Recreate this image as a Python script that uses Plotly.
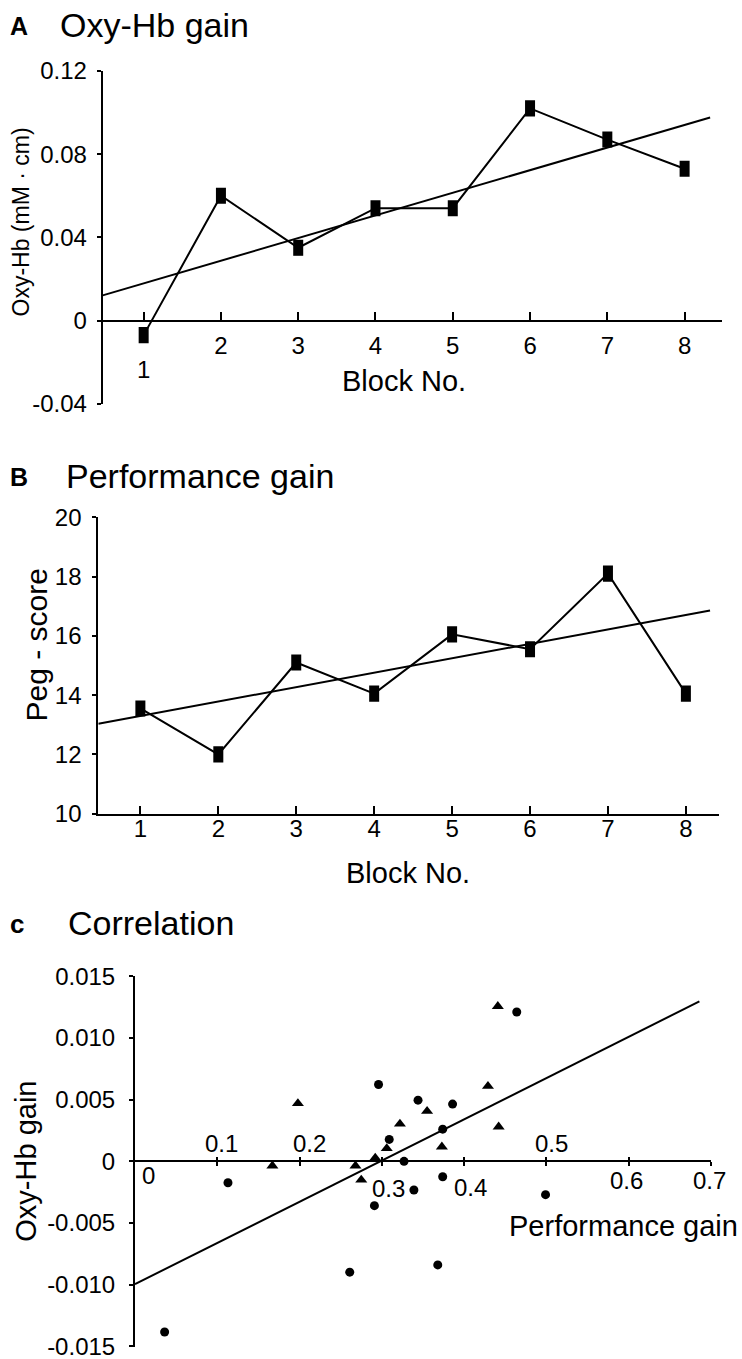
import plotly.graph_objects as go

W, H = 742, 1359
FONT = "Liberation Sans, Arial, Helvetica, sans-serif"

# ---------------- data ----------------
blocks = [1, 2, 3, 4, 5, 6, 7, 8]
oxy_hb = [-0.007, 0.060, 0.035, 0.054, 0.054, 0.102, 0.087, 0.073]
peg_score = [13.55, 12.0, 15.1, 14.05, 16.05, 15.55, 18.1, 14.05]

a_trend_intercept, a_trend_slope = 0.0070, 0.01088
a_trend_x = [0.47, 8.33]
b_trend_intercept, b_trend_slope = 12.81, 0.4866
b_trend_x = [0.46, 8.31]

tri_perf = [0.167, 0.198, 0.268, 0.275, 0.292, 0.306, 0.322, 0.355, 0.373, 0.429, 0.441, 0.442]
tri_oxy = [-0.00036, 0.00469, -0.00036, -0.00151, 0.00028, 0.00105, 0.00303, 0.00407, 0.00118, 0.00609, 0.01256, 0.00280]
dot_perf = [0.036, 0.113, 0.261, 0.291, 0.296, 0.309, 0.327, 0.339, 0.344, 0.374, 0.374, 0.368, 0.386, 0.464, 0.499]
dot_oxy = [-0.01383, -0.00173, -0.00898, -0.00359, 0.00623, 0.00178, 0.0, -0.00232, 0.00496, 0.00261, -0.00125, -0.00839, 0.00464, 0.01210, -0.00270]
c_trend_intercept, c_trend_slope = -0.00995, 0.0334
c_trend_x = [0.0, 0.686]

a_yticks = [-0.04, 0, 0.04, 0.08, 0.12]
a_yticktext = ["-0.04", "0", "0.04", "0.08", "0.12"]
b_yticks = [10, 12, 14, 16, 18, 20]
c_yticks = [-0.015, -0.010, -0.005, 0, 0.005, 0.010, 0.015]
c_yticktext = ["-0.015", "-0.010", "-0.005", "0", "0.005", "0.010", "0.015"]
c_xticks = [0, 0.1, 0.2, 0.3, 0.4, 0.5, 0.6, 0.7]
c_xticktext = ["0", "0.1", "0.2", "0.3", "0.4", "0.5", "0.6", "0.7"]
# label offsets (pixels) for the alternating tick labels of panel C
c_xlabel_dx = [13, 4, 10, 7, 6, 5, -2, -1]
c_xlabel_dy = [-14, 18, 18, -27, -26, 18, -19, -19]

# ---------------- figure ----------------
fig = go.Figure()

def trend(x_ends, b0, b1):
    return [b0 + b1 * x for x in x_ends]

rect_marker = dict(symbol="line-ns", size=11.5, color="black",
                   line=dict(color="black", width=10))

# Panel A
fig.add_trace(go.Scatter(x=blocks, y=oxy_hb, mode="lines+markers",
                         line=dict(color="black", width=2), marker=rect_marker,
                         xaxis="x", yaxis="y", showlegend=False))
fig.add_trace(go.Scatter(x=a_trend_x, y=trend(a_trend_x, a_trend_intercept, a_trend_slope),
                         mode="lines", line=dict(color="black", width=2),
                         xaxis="x", yaxis="y", showlegend=False))
# Panel B
fig.add_trace(go.Scatter(x=blocks, y=peg_score, mode="lines+markers",
                         line=dict(color="black", width=2), marker=rect_marker,
                         xaxis="x2", yaxis="y2", showlegend=False))
fig.add_trace(go.Scatter(x=b_trend_x, y=trend(b_trend_x, b_trend_intercept, b_trend_slope),
                         mode="lines", line=dict(color="black", width=2),
                         xaxis="x2", yaxis="y2", showlegend=False))
# Panel C
fig.add_trace(go.Scatter(x=c_trend_x, y=trend(c_trend_x, c_trend_intercept, c_trend_slope),
                         mode="lines", line=dict(color="black", width=2),
                         xaxis="x3", yaxis="y3", showlegend=False))
fig.add_trace(go.Scatter(x=tri_perf, y=tri_oxy, mode="markers",
                         marker=dict(symbol="triangle-up", size=10.5, color="black"),
                         xaxis="x3", yaxis="y3", showlegend=False))
fig.add_trace(go.Scatter(x=dot_perf, y=dot_oxy, mode="markers",
                         marker=dict(symbol="circle", size=9, color="black"),
                         xaxis="x3", yaxis="y3", showlegend=False))
# dummy trace for the crossing-tick overlay axis
fig.add_trace(go.Scatter(x=[None], y=[None], mode="markers", xaxis="x4", yaxis="y3",
                         showlegend=False, hoverinfo="skip"))

def px_x(px):
    return px / W

def px_y(py):
    return 1 - py / H

tickfont = dict(size=24, color="black", family=FONT)
common = dict(showgrid=False, zeroline=False, showline=True, linecolor="black",
              linewidth=2, tickcolor="black", tickwidth=2, tickfont=tickfont,
              automargin=False, ticklabeloverflow="allow")

# block 1 label of panel A sits lower (its value is below zero) -> drawn separately
a_ticktext = ["" if v < 0 else str(b) for b, v in zip(blocks, oxy_hb)]

fig.update_layout(
    width=W, height=H, margin=dict(l=0, r=0, t=0, b=0, autoexpand=False),
    paper_bgcolor="white", plot_bgcolor="white",
    font=dict(family=FONT, color="black"),
    xaxis=dict(domain=[px_x(102.7), px_x(721.7)], range=[0.47, 8.48], anchor="free",
               position=px_y(320.7), ticks="inside", ticklen=8, tickvals=blocks,
               ticktext=a_ticktext, ticklabelstandoff=3, **common),
    yaxis=dict(domain=[px_y(404), px_y(70.7)], range=[-0.0401, 0.1201], anchor="x",
               ticks="outside", ticklen=4, tickvals=a_yticks, ticktext=a_yticktext,
               ticklabelstandoff=5, **common),
    xaxis2=dict(domain=[px_x(98.3), px_x(719.4)], range=[0.46, 8.43], anchor="y2",
                ticks="inside", ticklen=8, tickvals=blocks, ticklabelstandoff=-8, **common),
    yaxis2=dict(domain=[px_y(814), px_y(517)], range=[9.99, 20.01], anchor="x2",
                ticks="outside", ticklen=4, tickvals=b_yticks, ticklabelstandoff=6, **common),
    xaxis3=dict(domain=[px_x(135), px_x(711)], range=[0, 0.7001], anchor="free",
                position=px_y(1161.3), ticks="outside", ticklen=4, tickvals=c_xticks[1:],
                showticklabels=False, **common),
    xaxis4=dict(domain=[px_x(135), px_x(711)], range=[0, 0.7001], anchor="free",
                overlaying="x3", position=px_y(1161.3), ticks="inside", ticklen=4,
                tickvals=c_xticks[1:], tickcolor="black", tickwidth=2, automargin=False,
                showticklabels=False, showline=False, showgrid=False, zeroline=False),
    yaxis3=dict(domain=[px_y(1346.7), px_y(976)], range=[-0.01502, 0.01502], anchor="x3",
                ticks="outside", ticklen=4, tickvals=c_yticks, ticktext=c_yticktext,
                ticklabelstandoff=9, **common),
)

anns = []

def ann(text, px, py, size, xanchor="center", angle=0, bold=False):
    anns.append(dict(text=f"<b>{text}</b>" if bold else text, x=px_x(px), y=px_y(py),
                     xref="paper", yref="paper", xanchor=xanchor, yanchor="middle",
                     showarrow=False, textangle=angle,
                     font=dict(size=size, color="black", family=FONT)))

# panel titles
ann("A", 8, 26, 25, xanchor="left", bold=True)
ann("Oxy-Hb gain", 58, 25.5, 34, xanchor="left")
ann("B", 8, 476.5, 25, xanchor="left", bold=True)
ann("Performance gain", 64, 476, 34, xanchor="left")
ann("c", 8, 924, 26, xanchor="left", bold=True)
ann("Correlation", 66, 923, 34, xanchor="left")

# axis titles
ann("Block No.", 404, 381, 29)
ann("Oxy-Hb (mM · cm)", 20, 222.5, 23, angle=-90)
ann("Block No.", 408, 872.5, 29)
ann("Peg - score", 35.5, 645, 30, angle=-90)
ann("Performance gain", 740, 1226, 29, xanchor="right")
ann("Oxy-Hb gain", 26, 1161.7, 29, angle=-90)

# lowered tick label(s) of panel A (blocks whose value is below zero)
for b, v in zip(blocks, oxy_hb):
    if v < 0:
        anns.append(dict(text=str(b), x=b, y=0, xref="x", yref="y", xanchor="center",
                         yanchor="middle", yshift=-49, showarrow=False, font=tickfont))

# panel C x tick labels (alternating above / below the axis)
for v, t, dx, dy in zip(c_xticks, c_xticktext, c_xlabel_dx, c_xlabel_dy):
    anns.append(dict(text=t, x=v, y=0, xref="x3", yref="y3", xanchor="center",
                     yanchor="middle", xshift=dx, yshift=dy, showarrow=False,
                     font=tickfont))

fig.update_layout(annotations=anns)

fig.write_html("out.html", config={"displayModeBar": False},
               post_script="document.body.style.margin='0px';document.body.style.overflow='hidden';")
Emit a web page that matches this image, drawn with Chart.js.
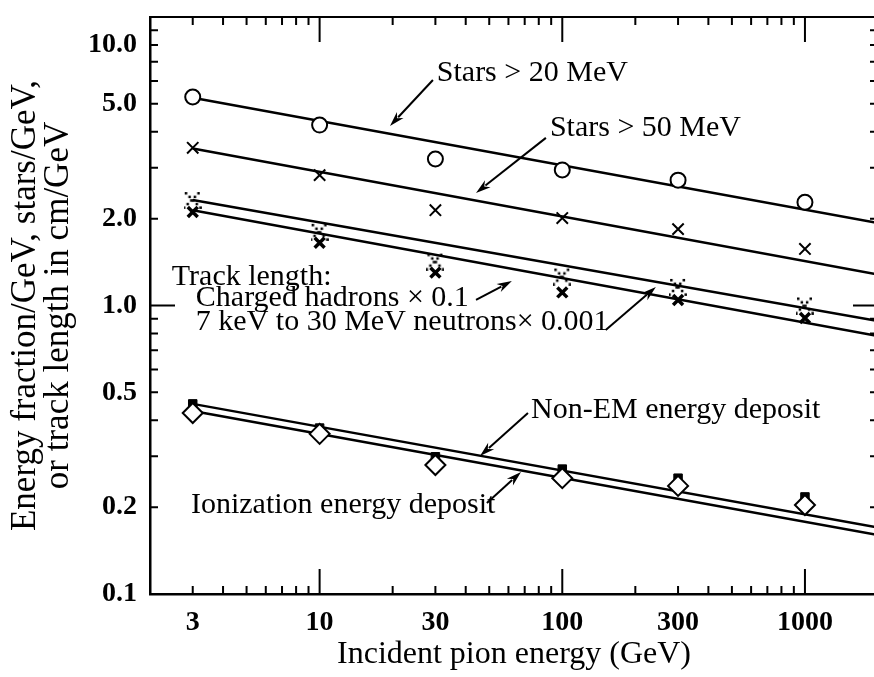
<!DOCTYPE html>
<html>
<head>
<meta charset="utf-8">
<script src="https://cdn.jsdelivr.net/npm/chart.js@4.4.1/dist/chart.umd.min.js"></script>
<style>
  html, body { margin: 0; padding: 0; background: #fff; overflow: hidden; }
  #wrap { width: 890px; height: 677px; }
</style>
</head>
<body>
<div id="wrap"><canvas id="chart" width="890" height="677"></canvas></div>
<script>
// incident pion energies (GeV)
const energies = [3, 10, 30, 100, 300, 1000];

// measured points
const stars20 = [5.28, 4.22, 3.22, 2.95, 2.72, 2.28];
const stars50 = [3.52, 2.83, 2.14, 2.01, 1.84, 1.57];
const neutrons = [2.32, 1.80, 1.42, 1.26, 1.16, 1.00];
const charged = [2.11, 1.65, 1.30, 1.11, 1.045, 0.905];
const nonEm = [0.456, 0.376, 0.299, 0.271, 0.252, 0.217];
const ionization = [0.424, 0.359, 0.280, 0.252, 0.237, 0.2035];

// power-law fits, drawn from 3 GeV to the edge
const fitEnergies = [3, 2000];
const stars20Fit = [5.25, 1.93];
const stars50Fit = [3.5, 1.28];
const neutronsFit = [2.32, 0.884];
const chargedFit = [2.14, 0.784];
const nonEmFit = [0.456, 0.170];
const ionizationFit = [0.4305, 0.160];

// axes
const xTickValues = [2, 3, 4, 5, 6, 7, 8, 9, 10, 20, 30, 40, 50, 60, 70, 80, 90,
                     100, 200, 300, 400, 500, 600, 700, 800, 900, 1000, 2000];
const xLabels = [3, 10, 30, 100, 300, 1000];
const yTickValues = [0.1, 0.2, 0.3, 0.4, 0.5, 0.6, 0.7, 0.8, 0.9,
                     1, 2, 3, 4, 5, 6, 7, 8, 9, 10];
const yLabels = [0.1, 0.2, 0.5, 1, 2, 5, 10];

// annotations in data coordinates [energy, value]
const notes = [
  {text: 'Stars > 20 MeV', at: [30.4, 6.39], from: [29.3, 6.05], to: [19.5, 4.19]},
  {text: 'Stars > 50 MeV', at: [88.9, 4.12], from: [85.6, 3.81], to: [44.1, 2.455]},
  {text: 'Track length:', at: [2.46, 1.256]},
  {text: 'Charged hadrons \u00d7 0.1', at: [3.09, 1.062], from: [44.1, 1.045], to: [62.0, 1.216]},
  {text: '7 keV to 30 MeV neutrons\u00d7 0.001', at: [3.09, 0.877], from: [151, 0.823], to: [243, 1.159]},
  {text: 'Non-EM energy deposit', at: [74.3, 0.4343], from: [72.2, 0.424], to: [45.8, 0.3008]},
  {text: 'Ionization energy deposit', at: [2.95, 0.2035], from: [48.9, 0.2068], to: [67.6, 0.2648]},
];

const serif = "'Liberation Serif', 'DejaVu Serif', serif";
const isDecade = v => Math.abs(Math.log10(v) - Math.round(Math.log10(v))) < 1e-9;
const pts = ys => energies.map((e, i) => ({x: e, y: ys[i]}));
const fit = ys => fitEnergies.map((e, i) => ({x: e, y: ys[i]}));

function dottedCross() {
  const c = document.createElement('canvas');
  c.width = c.height = 18;
  const g = c.getContext('2d');
  g.fillStyle = '#000';
  for (let i = 0; i < 5; i++) {
    const t = 1 + i * 3.6;
    g.fillRect(t, t, 2.5, 2.5);
    g.fillRect(14.5 - t, t, 2.5, 2.5);
  }
  return c;
}

const tickMarks = {
  id: 'tickMarks',
  afterDraw(chart) {
    const {ctx, chartArea: a, scales: {x, y}} = chart;
    ctx.save();
    ctx.strokeStyle = '#000';
    ctx.lineWidth = 2;
    ctx.beginPath();
    ctx.moveTo(a.left, a.top);
    ctx.lineTo(a.right, a.top);
    ctx.lineTo(a.right, a.bottom);
    xTickValues.forEach(v => {
      const px = x.getPixelForValue(v);
      const len = isDecade(v) ? 25 : 8;
      ctx.moveTo(px, a.bottom); ctx.lineTo(px, a.bottom - len);
      ctx.moveTo(px, a.top); ctx.lineTo(px, a.top + len);
    });
    yTickValues.forEach(v => {
      const py = y.getPixelForValue(v);
      const len = isDecade(v) ? 25 : 8;
      ctx.moveTo(a.left, py); ctx.lineTo(a.left + len, py);
      ctx.moveTo(a.right, py); ctx.lineTo(a.right - len, py);
    });
    ctx.stroke();
    // top label sits a little below the corner in the original
    ctx.fillStyle = '#000';
    ctx.font = 'bold 28px ' + serif;
    ctx.textAlign = 'right';
    ctx.textBaseline = 'middle';
    ctx.fillText('10.0', a.left - 13, y.getPixelForValue(10) + 28);
    ctx.restore();
  }
};

const annotations = {
  id: 'annotations',
  afterDatasetsDraw(chart) {
    const {ctx, scales: {x, y}} = chart;
    const px = p => [x.getPixelForValue(p[0]), y.getPixelForValue(p[1])];
    ctx.save();
    ctx.fillStyle = '#000';
    ctx.strokeStyle = '#000';
    ctx.font = '30px ' + serif;
    ctx.textAlign = 'left';
    ctx.textBaseline = 'middle';
    notes.forEach(n => {
      const [tx, ty] = px(n.at);
      ctx.fillText(n.text, tx, ty);
      if (!n.from) return;
      const [x0, y0] = px(n.from);
      const [x1, y1] = px(n.to);
      const ang = Math.atan2(y1 - y0, x1 - x0);
      const head = 15, half = 4.5;
      ctx.lineWidth = 2;
      ctx.beginPath();
      ctx.moveTo(x0, y0);
      ctx.lineTo(x1 - Math.cos(ang) * head * 0.8, y1 - Math.sin(ang) * head * 0.8);
      ctx.stroke();
      ctx.beginPath();
      ctx.moveTo(x1, y1);
      ctx.lineTo(x1 - Math.cos(ang) * head - Math.sin(ang) * half, y1 - Math.sin(ang) * head + Math.cos(ang) * half);
      ctx.lineTo(x1 - Math.cos(ang) * head * 0.7, y1 - Math.sin(ang) * head * 0.7);
      ctx.lineTo(x1 - Math.cos(ang) * head + Math.sin(ang) * half, y1 - Math.sin(ang) * head - Math.cos(ang) * half);
      ctx.closePath();
      ctx.fill();
    });
    ctx.restore();
  }
};

const fitStyle = {showLine: true, pointRadius: 0, borderColor: '#000', borderWidth: 2.5, order: 10};

new Chart(document.getElementById('chart'), {
  type: 'scatter',
  data: {
    datasets: [
      {label: 'Stars > 20 MeV fit', data: fit(stars20Fit), ...fitStyle},
      {label: 'Stars > 50 MeV fit', data: fit(stars50Fit), ...fitStyle},
      {label: 'Neutrons fit', data: fit(neutronsFit), ...fitStyle},
      {label: 'Charged hadrons fit', data: fit(chargedFit), ...fitStyle},
      {label: 'Non-EM fit', data: fit(nonEmFit), ...fitStyle},
      {label: 'Ionization fit', data: fit(ionizationFit), ...fitStyle},
      {label: 'Stars > 20 MeV', data: pts(stars20), pointStyle: 'circle', pointRadius: 7.5,
       borderColor: '#000', backgroundColor: '#fff', borderWidth: 2, order: 2},
      {label: 'Stars > 50 MeV', data: pts(stars50), pointStyle: 'crossRot', pointRadius: 8,
       borderColor: '#000', borderWidth: 2, order: 2},
      {label: 'Neutrons', data: pts(neutrons), pointStyle: dottedCross(), order: 2},
      {label: 'Charged hadrons', data: pts(charged), pointStyle: 'crossRot', pointRadius: 7,
       borderColor: '#000', borderWidth: 3.5, order: 2},
      {label: 'Non-EM energy deposit', data: pts(nonEm), pointStyle: 'rect', pointRadius: 6,
       borderColor: '#000', backgroundColor: '#000', borderWidth: 1, order: 3},
      {label: 'Ionization energy deposit', data: pts(ionization), pointStyle: 'rectRot', pointRadius: 10,
       borderColor: '#000', backgroundColor: '#fff', borderWidth: 2, order: 1},
    ]
  },
  options: {
    responsive: false,
    animation: false,
    layout: {padding: {top: 17, right: 2, left: 0, bottom: 0}},
    plugins: {legend: {display: false}, tooltip: {enabled: false}},
    scales: {
      x: {
        type: 'logarithmic',
        min: 2,
        max: 2000,
        afterBuildTicks: scale => { scale.ticks = xTickValues.map(v => ({value: v})); },
        afterFit: scale => { scale.height = 83; scale.paddingLeft = 0; scale.paddingRight = 0; },
        ticks: {
          autoSkip: false,
          maxRotation: 0,
          padding: 12,
          color: '#000',
          font: {family: serif, size: 28, weight: 'bold'},
          callback: v => xLabels.includes(v) ? String(v) : ''
        },
        grid: {display: false, drawTicks: false},
        border: {display: true, color: '#000', width: 2.5},
        title: {display: true, text: 'Incident pion energy (GeV)', color: '#000',
                font: {family: serif, size: 32}, padding: {top: 0, bottom: 3}}
      },
      y: {
        type: 'logarithmic',
        min: 0.1,
        max: 10,
        afterBuildTicks: scale => { scale.ticks = yTickValues.map(v => ({value: v})); },
        afterFit: scale => { scale.width = 150; scale.paddingTop = 0; scale.paddingBottom = 0; },
        ticks: {
          autoSkip: false,
          padding: 13,
          color: '#000',
          font: {family: serif, size: 28, weight: 'bold'},
          callback: v => (yLabels.includes(v) && v !== 10) ? v.toFixed(1) : ''
        },
        grid: {display: false, drawTicks: false},
        border: {display: true, color: '#000', width: 2.5},
        title: {display: true, text: ['Energy fraction/GeV, stars/GeV,', 'or track length in cm/GeV'],
                color: '#000', font: {family: serif, size: 35, lineHeight: 0.95}, padding: {top: 9, bottom: 0}}
      }
    }
  },
  plugins: [tickMarks, annotations]
});
</script>
</body>
</html>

┄┄┄┄┄┄┄┄┄┄┄┄┄┄┄┄┄┄┄┄

■ THE TASK
The lines to print start at the line containing "Emit a web page" and end at the line containing "const yLabels = [0.1, 0.2, 0.5, 1, 2, 5, 10];"; print them exactly, both ends included, and leave out every picture.

■ THE RESULT
Emit a web page that matches this image, drawn with Chart.js.
<!DOCTYPE html>
<html>
<head>
<meta charset="utf-8">
<script src="https://cdn.jsdelivr.net/npm/chart.js@4.4.1/dist/chart.umd.min.js"></script>
<style>
  html, body { margin: 0; padding: 0; background: #fff; overflow: hidden; }
  #wrap { width: 890px; height: 677px; }
</style>
</head>
<body>
<div id="wrap"><canvas id="chart" width="890" height="677"></canvas></div>
<script>
// incident pion energies (GeV)
const energies = [3, 10, 30, 100, 300, 1000];

// measured points
const stars20 = [5.28, 4.22, 3.22, 2.95, 2.72, 2.28];
const stars50 = [3.52, 2.83, 2.14, 2.01, 1.84, 1.57];
const neutrons = [2.32, 1.80, 1.42, 1.26, 1.16, 1.00];
const charged = [2.11, 1.65, 1.30, 1.11, 1.045, 0.905];
const nonEm = [0.456, 0.376, 0.299, 0.271, 0.252, 0.217];
const ionization = [0.424, 0.359, 0.280, 0.252, 0.237, 0.2035];

// power-law fits, drawn from 3 GeV to the edge
const fitEnergies = [3, 2000];
const stars20Fit = [5.25, 1.93];
const stars50Fit = [3.5, 1.28];
const neutronsFit = [2.32, 0.884];
const chargedFit = [2.14, 0.784];
const nonEmFit = [0.456, 0.170];
const ionizationFit = [0.4305, 0.160];

// axes
const xTickValues = [2, 3, 4, 5, 6, 7, 8, 9, 10, 20, 30, 40, 50, 60, 70, 80, 90,
                     100, 200, 300, 400, 500, 600, 700, 800, 900, 1000, 2000];
const xLabels = [3, 10, 30, 100, 300, 1000];
const yTickValues = [0.1, 0.2, 0.3, 0.4, 0.5, 0.6, 0.7, 0.8, 0.9,
                     1, 2, 3, 4, 5, 6, 7, 8, 9, 10];
const yLabels = [0.1, 0.2, 0.5, 1, 2, 5, 10];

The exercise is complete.